**What needs to be done**. Your task is to give the listing below back word for word, pictures excluded.

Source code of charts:

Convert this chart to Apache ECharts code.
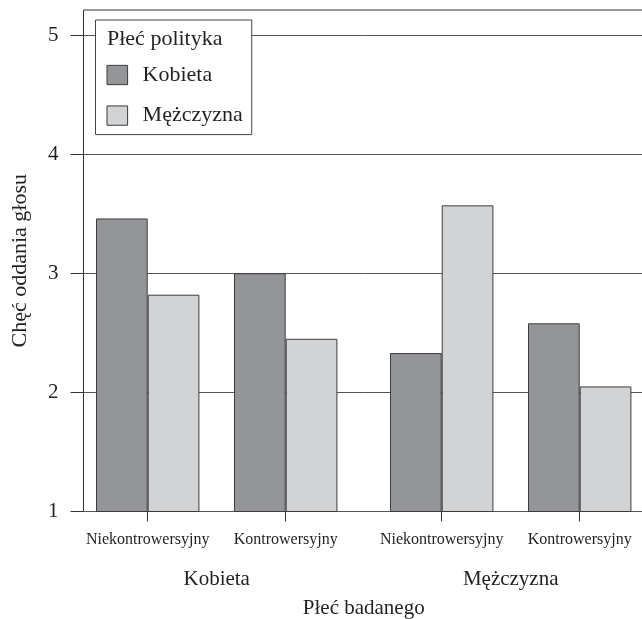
<!DOCTYPE html>
<html>
<head>
<meta charset="utf-8">
<script src="https://cdn.jsdelivr.net/npm/echarts@6/dist/echarts.min.js"></script>
<style>html,body{margin:0;padding:0;background:#fff}#c{width:642px;height:619px}</style>
</head>
<body>
<div id="c"></div>
<script>
// ---- data ----
var respondentGroups = ['Kobieta', 'Mężczyzna'];
var issueTypes = ['Niekontrowersyjny', 'Kontrowersyjny'];
var politicianGenders = ['Kobieta', 'Mężczyzna'];
// values per respondent group (Kobieta, Mężczyzna), each over issueTypes
var valuesPolitykKobieta = [[3.46, 3.00], [2.33, 2.58]];
var valuesPolitykMezczyzna = [[2.82, 2.45], [3.57, 2.05]];
var yMin = 1, yMaxTick = 5, yTop = 5.21, yStep = 1;
var legendTitle = 'Płeć polityka';
var xTitle = 'Płeć badanego';
var yTitle = 'Chęć oddania głosu';

var FONT = 'Liberation Serif';
var TXT = '#231f20';
var DARK = '#939598', LIGHT = '#d1d3d4', EDGE = '#3c3c3c';
var BASE = 107.5;

var chart = echarts.init(document.getElementById('c'), null, {renderer: 'canvas'});

var grids = [
  {left: 83.5, top: 10, right: -2, bottom: BASE, show: true, borderColor: '#333', borderWidth: 1, backgroundColor: 'transparent', outerBoundsMode: 'none', containLabel: false},
  {left: 83.5, top: 35, right: -2, bottom: BASE, outerBoundsMode: 'none', containLabel: false},
  {left: 78.7, top: 10, width: 276, bottom: BASE, outerBoundsMode: 'none', containLabel: false},
  {left: 372.7, top: 10, width: 276, bottom: BASE, outerBoundsMode: 'none', containLabel: false}
];

var xAxes = [
  {gridIndex: 0, type: 'value', show: true, axisLine: {show: false}, axisTick: {show: false}, axisLabel: {show: false}, splitLine: {show: false},
   name: xTitle, nameLocation: 'middle', nameGap: 86, nameTextStyle: {fontFamily: FONT, fontSize: 21, color: TXT}},
  {gridIndex: 1, type: 'category', show: false, data: issueTypes}
];
var yAxes = [
  {gridIndex: 0, type: 'value', min: yMin, max: yTop, show: true, axisLine: {show: false}, axisTick: {show: false}, axisLabel: {show: false}, splitLine: {show: false},
   name: yTitle, nameLocation: 'middle', nameGap: 52, nameTextStyle: {fontFamily: FONT, fontSize: 22, color: TXT}},
  {gridIndex: 1, type: 'value', min: yMin, max: yMaxTick, interval: yStep,
   axisLine: {show: false},
   axisTick: {show: true, length: 13, lineStyle: {color: '#333', width: 1}},
   axisLabel: {margin: 25, fontFamily: FONT, fontSize: 21, color: TXT},
   splitLine: {show: true, lineStyle: {color: '#555', width: 1}}}
];
var series = [];
respondentGroups.forEach(function (g, i) {
  var gi = i + 2;
  xAxes.push({
    gridIndex: gi, type: 'category', data: issueTypes,
    axisLine: {show: false},
    axisTick: {show: true, alignWithLabel: true, length: 10, lineStyle: {color: '#333'}},
    axisLabel: {interval: 0, margin: 20, fontFamily: FONT, fontSize: 16, color: TXT},
    name: g, nameLocation: 'middle', nameGap: 57,
    nameTextStyle: {fontFamily: FONT, fontSize: 21, color: TXT}
  });
  yAxes.push({gridIndex: gi, type: 'value', min: yMin, max: yTop, show: false});
  series.push({
    type: 'bar', name: politicianGenders[0], xAxisIndex: gi, yAxisIndex: gi,
    data: valuesPolitykKobieta[i], barWidth: 51.7, barGap: '0%', clip: true,
    itemStyle: {color: DARK, borderColor: EDGE, borderWidth: 1}
  });
  series.push({
    type: 'bar', name: politicianGenders[1], xAxisIndex: gi, yAxisIndex: gi,
    data: valuesPolitykMezczyzna[i], barWidth: 51.7, barGap: '0%', clip: true,
    itemStyle: {color: LIGHT, borderColor: EDGE, borderWidth: 1}
  });
});

chart.setOption({
  animation: false,
  backgroundColor: '#fff',
  title: {text: legendTitle, left: 107, top: 28, padding: 0,
    textStyle: {fontFamily: FONT, fontSize: 22, fontWeight: 'normal', color: TXT}},
  legend: {
    data: politicianGenders, orient: 'vertical', left: 95.5, top: 20,
    padding: [44, 9, 8, 11], itemGap: 18.6, itemWidth: 20.6, itemHeight: 19.3,
    backgroundColor: '#fff', borderColor: '#444', borderWidth: 1,
    icon: 'rect',
    itemStyle: {borderColor: EDGE, borderWidth: 1},
    textStyle: {fontFamily: FONT, fontSize: 22, color: TXT, padding: [0, 0, 0, 10]}
  },
  grid: grids,
  xAxis: xAxes,
  yAxis: yAxes,
  series: series
});
</script>
</body>
</html>
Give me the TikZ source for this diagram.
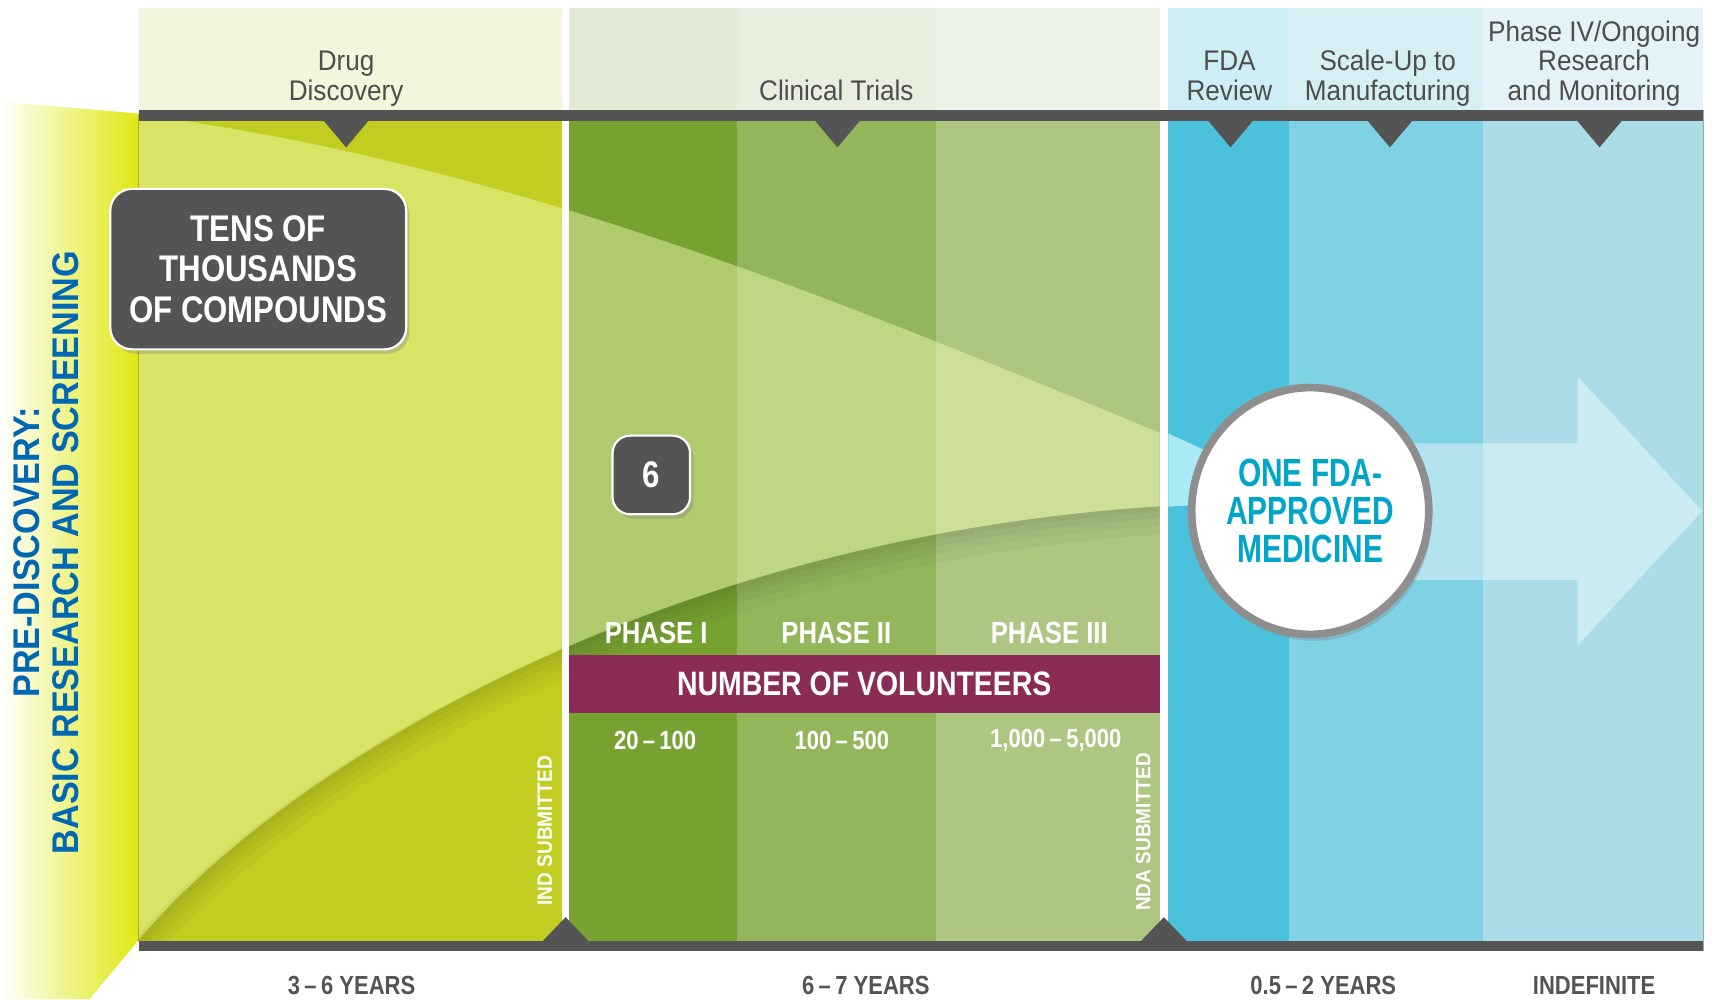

**In response**.
Convert this chart to Apache ECharts code.
<!DOCTYPE html>
<html>
<head>
<meta charset="utf-8">
<script src="https://cdn.jsdelivr.net/npm/echarts@6/dist/echarts.min.js"></script>
<style>html,body{margin:0;padding:0;background:#fff}#c{width:642px;height:619px}</style>
</head>
<body>
<div id="c"></div>
<script>
// ---- data ----
var respondentGroups = ['Kobieta', 'Mężczyzna'];
var issueTypes = ['Niekontrowersyjny', 'Kontrowersyjny'];
var politicianGenders = ['Kobieta', 'Mężczyzna'];
// values per respondent group (Kobieta, Mężczyzna), each over issueTypes
var valuesPolitykKobieta = [[3.46, 3.00], [2.33, 2.58]];
var valuesPolitykMezczyzna = [[2.82, 2.45], [3.57, 2.05]];
var yMin = 1, yMaxTick = 5, yTop = 5.21, yStep = 1;
var legendTitle = 'Płeć polityka';
var xTitle = 'Płeć badanego';
var yTitle = 'Chęć oddania głosu';

var FONT = 'Liberation Serif';
var TXT = '#231f20';
var DARK = '#939598', LIGHT = '#d1d3d4', EDGE = '#3c3c3c';
var BASE = 107.5;

var chart = echarts.init(document.getElementById('c'), null, {renderer: 'canvas'});

var grids = [
  {left: 83.5, top: 10, right: -2, bottom: BASE, show: true, borderColor: '#333', borderWidth: 1, backgroundColor: 'transparent', outerBoundsMode: 'none', containLabel: false},
  {left: 83.5, top: 35, right: -2, bottom: BASE, outerBoundsMode: 'none', containLabel: false},
  {left: 78.7, top: 10, width: 276, bottom: BASE, outerBoundsMode: 'none', containLabel: false},
  {left: 372.7, top: 10, width: 276, bottom: BASE, outerBoundsMode: 'none', containLabel: false}
];

var xAxes = [
  {gridIndex: 0, type: 'value', show: true, axisLine: {show: false}, axisTick: {show: false}, axisLabel: {show: false}, splitLine: {show: false},
   name: xTitle, nameLocation: 'middle', nameGap: 86, nameTextStyle: {fontFamily: FONT, fontSize: 21, color: TXT}},
  {gridIndex: 1, type: 'category', show: false, data: issueTypes}
];
var yAxes = [
  {gridIndex: 0, type: 'value', min: yMin, max: yTop, show: true, axisLine: {show: false}, axisTick: {show: false}, axisLabel: {show: false}, splitLine: {show: false},
   name: yTitle, nameLocation: 'middle', nameGap: 52, nameTextStyle: {fontFamily: FONT, fontSize: 22, color: TXT}},
  {gridIndex: 1, type: 'value', min: yMin, max: yMaxTick, interval: yStep,
   axisLine: {show: false},
   axisTick: {show: true, length: 13, lineStyle: {color: '#333', width: 1}},
   axisLabel: {margin: 25, fontFamily: FONT, fontSize: 21, color: TXT},
   splitLine: {show: true, lineStyle: {color: '#555', width: 1}}}
];
var series = [];
respondentGroups.forEach(function (g, i) {
  var gi = i + 2;
  xAxes.push({
    gridIndex: gi, type: 'category', data: issueTypes,
    axisLine: {show: false},
    axisTick: {show: true, alignWithLabel: true, length: 10, lineStyle: {color: '#333'}},
    axisLabel: {interval: 0, margin: 20, fontFamily: FONT, fontSize: 16, color: TXT},
    name: g, nameLocation: 'middle', nameGap: 57,
    nameTextStyle: {fontFamily: FONT, fontSize: 21, color: TXT}
  });
  yAxes.push({gridIndex: gi, type: 'value', min: yMin, max: yTop, show: false});
  series.push({
    type: 'bar', name: politicianGenders[0], xAxisIndex: gi, yAxisIndex: gi,
    data: valuesPolitykKobieta[i], barWidth: 51.7, barGap: '0%', clip: true,
    itemStyle: {color: DARK, borderColor: EDGE, borderWidth: 1}
  });
  series.push({
    type: 'bar', name: politicianGenders[1], xAxisIndex: gi, yAxisIndex: gi,
    data: valuesPolitykMezczyzna[i], barWidth: 51.7, barGap: '0%', clip: true,
    itemStyle: {color: LIGHT, borderColor: EDGE, borderWidth: 1}
  });
});

chart.setOption({
  animation: false,
  backgroundColor: '#fff',
  title: {text: legendTitle, left: 107, top: 28, padding: 0,
    textStyle: {fontFamily: FONT, fontSize: 22, fontWeight: 'normal', color: TXT}},
  legend: {
    data: politicianGenders, orient: 'vertical', left: 95.5, top: 20,
    padding: [44, 9, 8, 11], itemGap: 18.6, itemWidth: 20.6, itemHeight: 19.3,
    backgroundColor: '#fff', borderColor: '#444', borderWidth: 1,
    icon: 'rect',
    itemStyle: {borderColor: EDGE, borderWidth: 1},
    textStyle: {fontFamily: FONT, fontSize: 22, color: TXT, padding: [0, 0, 0, 10]}
  },
  grid: grids,
  xAxis: xAxes,
  yAxis: yAxes,
  series: series
});
</script>
</body>
</html>
Give me the TikZ source for this diagram.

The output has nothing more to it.